The mining sector, one of the pillars of the economy of Minas Gerais (literally "general mines" in Portuguese), did not stop there, however. Another mining dam by the same operator broke in Brumadinho in 2019. Although the amount of sludge released was three times less, the human and environmental toll was also colossal.
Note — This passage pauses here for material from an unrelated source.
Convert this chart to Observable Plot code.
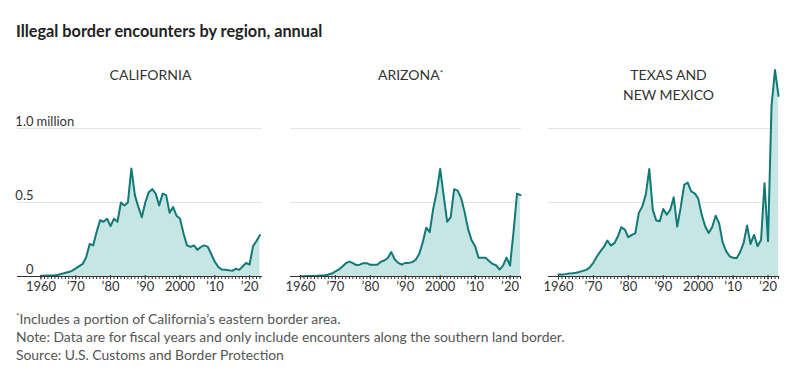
<!DOCTYPE html>
<html><head><meta charset="utf-8">
<script src="https://cdn.jsdelivr.net/npm/d3@7"></script>
<script src="https://cdn.jsdelivr.net/npm/@observablehq/plot@0.6"></script>
<style>
body{margin:0;background:#fff;font-family:Lato, "Noto Sans", sans-serif;}
#wrap{position:relative;width:795px;height:375px;overflow:hidden;}
.title{position:absolute;left:16px;top:21px;font-weight:bold;font-size:16.3px;line-height:20px;color:#222;}
.notes{position:absolute;left:16px;top:310px;font-size:13.9px;color:#555;line-height:18.2px;}
.notes sup{font-size:8px;vertical-align:5px;line-height:0;}
.panel{position:absolute;top:50px;}
</style></head><body>
<div id="wrap">
  <div class="title">Illegal border encounters by region, annual</div>
  <div class="panel" id="ca"></div>
  <div class="panel" id="az"></div>
  <div class="panel" id="tx"></div>
  <div class="notes"><sup>*</sup>Includes a portion of California’s eastern border area.<br>Note: Data are for fiscal years and only include encounters along the southern land border.<br>Source: U.S. Customs and Border Protection</div>
</div>
<script>
const years = [1960,1961,1962,1963,1964,1965,1966,1967,1968,1969,1970,1971,1972,1973,1974,1975,1976,1977,1978,1979,1980,1981,1982,1983,1984,1985,1986,1987,1988,1989,1990,1991,1992,1993,1994,1995,1996,1997,1998,1999,2000,2001,2002,2003,2004,2005,2006,2007,2008,2009,2010,2011,2012,2013,2014,2015,2016,2017,2018,2019,2020,2021,2022,2023];

// encounters, millions
const california = [0.005,0.005,0.006,0.007,0.009,0.012,0.018,0.025,0.03,0.04,0.055,0.07,0.085,0.13,0.22,0.21,0.30,0.38,0.37,0.39,0.34,0.39,0.37,0.50,0.48,0.50,0.73,0.55,0.47,0.40,0.50,0.57,0.59,0.56,0.48,0.56,0.55,0.43,0.47,0.41,0.39,0.29,0.21,0.20,0.21,0.18,0.20,0.21,0.20,0.15,0.10,0.065,0.047,0.045,0.043,0.038,0.052,0.045,0.068,0.092,0.08,0.205,0.24,0.28];
const arizona = [0.002,0.002,0.003,0.003,0.004,0.005,0.006,0.007,0.013,0.02,0.035,0.047,0.068,0.09,0.10,0.09,0.077,0.08,0.09,0.09,0.079,0.079,0.08,0.10,0.108,0.125,0.165,0.115,0.092,0.08,0.092,0.092,0.097,0.113,0.153,0.23,0.33,0.30,0.457,0.57,0.727,0.547,0.37,0.40,0.59,0.58,0.53,0.435,0.32,0.245,0.205,0.126,0.126,0.126,0.105,0.085,0.076,0.047,0.074,0.128,0.074,0.30,0.56,0.55];
const texasNewMexico = [0.013,0.013,0.016,0.02,0.022,0.025,0.031,0.038,0.045,0.063,0.094,0.135,0.17,0.20,0.243,0.209,0.225,0.27,0.333,0.317,0.265,0.281,0.292,0.43,0.474,0.553,0.726,0.45,0.378,0.373,0.456,0.418,0.45,0.535,0.337,0.467,0.62,0.634,0.575,0.562,0.528,0.418,0.34,0.294,0.333,0.411,0.36,0.231,0.171,0.137,0.126,0.124,0.164,0.225,0.344,0.22,0.281,0.205,0.247,0.63,0.238,1.153,1.396,1.22];

const panelTitles = ["CALIFORNIA", "ARIZONA*", "TEXAS AND\nNEW MEXICO"];
const decadeTicks = [1960,1970,1980,1990,2000,2010,2020];
const decadeLabels = ["1960","’70","’80","’90","2000","’10","’20"];
const yTicks = [0, 0.5, 1.0];
const yTickLabels = ["0", "0.5", "1.0"];

const FONT = "Lato, 'Noto Sans', sans-serif";
const LINE = "#117a77";
const FILL = "#c6e5e4";

function panel(el, values, title, opts) {
  const data = years.map((year, i) => ({year, value: values[i]}));
  const xDomain = d3.extent(years);
  const marks = [
    Plot.areaY(data, {x: "year", y: "value", fill: FILL, curve: "linear"}),
    Plot.ruleY([0.5, 1.0], {stroke: "#d9d9d9", strokeOpacity: 0.75}),
    Plot.lineY(data, {x: "year", y: "value", stroke: LINE, strokeWidth: 2, strokeLinejoin: "round"}),
    Plot.ruleY([0], {stroke: "#333", strokeWidth: 1}),
    Plot.axisX({ticks: years, tickSize: 3, tickFormat: () => "", stroke: "#333", label: null}),
    Plot.axisX({ticks: decadeTicks, tickSize: 4.5, tickPadding: 2, stroke: "#333", label: null,
      tickFormat: d => decadeLabels[decadeTicks.indexOf(d)], fontSize: 13, fill: "#333", dy: -1}),
    Plot.text([title], {x: () => (xDomain[0] + xDomain[1]) / 2, frameAnchor: "top", lineAnchor: "top",
      dy: 15, fontSize: 14, fill: "#333", lineHeight: 1.45})
  ];
  if (opts.yLabels) {
    marks.push(
      Plot.text(yTicks, {y: d => d, text: (d, i) => yTickLabels[i], frameAnchor: "left", textAnchor: "end",
        dx: 16, dy: -7, fontSize: 13, fill: "#333"}),
      Plot.text([1.0], {y: d => d, text: () => "million", frameAnchor: "left", textAnchor: "start",
        dx: 19, dy: -7, fontSize: 13, fill: "#333"})
    );
  }
  const chart = Plot.plot({
    width: opts.width, height: 250,
    marginLeft: opts.marginLeft, marginRight: opts.marginRight, marginTop: 0, marginBottom: 24,
    x: {domain: xDomain, range: opts.xRange, axis: null, label: null},
    y: {domain: [0, 1], range: [226, 78], axis: null, label: null},
    style: {fontFamily: FONT, overflow: "visible", background: "transparent"},
    marks
  });
  // small raised asterisk in panel title
  d3.select(chart).selectAll("text").each(function() {
    const t = d3.select(this);
    if (t.text() === "ARIZONA*") {
      t.text("ARIZONA");
      t.append("tspan").attr("font-size", 8).attr("dy", -4).text("*");
    }
  });
  const host = document.getElementById(el);
  host.style.left = opts.left + "px";
  host.appendChild(chart);
}

panel("ca", california, panelTitles[0], {left: 0, width: 265, marginLeft: 17, marginRight: 3, xRange: [40.5, 259.5], yLabels: true});
panel("az", arizona, panelTitles[1], {left: 280, width: 245, marginLeft: 10, marginRight: 4, xRange: [20, 240]});
panel("tx", texasNewMexico, panelTitles[2], {left: 538, width: 245, marginLeft: 10, marginRight: 4, xRange: [20, 240]});
</script>
</body></html>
Institutions in charge of the environment

In this federal state, several institutions share responsibility for the environment. The highest of these is the Ministério do Meio Ambiante, the Ministry of the Environment, located in Brasilia. It has been setting the guidelines for Brazil's environmental policy since its creation in 1985.
It also oversees the IBAMA (Brazilian Institute of Environment and Renewable Natural Resources), which has a monitoring and enforcement role.
Finally, the Instituto Chico Mendes de Conservação da Biodiversidade (ICMBio) has the heavy task of managing the country's 1,000 protected areas. It is named after Chico Mendes, a rubber tapper who died fighting to protect the Amazon.

National parks

Brazil has 70 national parks, but many more reserves and protected areas. The state of Rio de Janeiro has five of them. The Parque nacional da Tijuca - Floresta da Tijuca is, of course, the best known. It must be said that, along its 4,000 hectares, it includes many symbols of the city (Pedra da Gávea, Corcovado, Christ the Redeemer...) in a spectacular environment. Generous, the forest not only offers a home to many living beings, such as the common coati(Nasua nasua), the common marmoset(Callithris jachus) or the woolly porcupine(Sphiggurus insidiosus), endemic to Brazil. It also offers its abundance to the inhabitants of the marvelous city, through numerous springs, its roots that prevent erosion, its soils that absorb floods and its leaves that dampen air pollution. The Serra da Bocaina National Park, with more than 100,000 hectares, is the largest in the state. It was created in 1971, straddling the states of Rio and São Paulo, to build a vegetation shield around two nuclear power plants, to prevent a potential accident. However, it does not only protect human beings, as many threatened animal and plant species find refuge there. Five mammals endemic to the Atlantic forest inhabit it, including four species of monkeys, and a rodent related to the porcupine, the Sphiggurus villosus.
The state of Rio, always a pioneer in Brazil, also has the first two national parks in the country: Parque nacional do Itatiaia, created in 1937, and Serra dos Orgãos, in 1939. The first one, which means "pointed rock" in Tupi, an indigenous language, is aptly named, as it contains the fifth highest Brazilian peak, Pico das Agulhas Negras. The second one also owes its name to its mountains, which are reminiscent of the pipes of an organ (orgão in Portuguese). Finally, the Parque nacional da Restinga da Jurubatiba includes a typically Brazilian ecosystem called restinga. It is a cord of sandy soil that encloses part of the water. This is not only the largest restinga, but also the best preserved in the country, since it is virtually untouched by humans.
Without leaving the Rio, the Jardim Botânico is known worldwide for its spectacular collection of Brazilian and exotic plants. It has 6,500 species, some of which are threatened with extinction. The botanical garden is, in fact, in charge of cataloguing the Brazilian flora, and protecting the country's threatened species.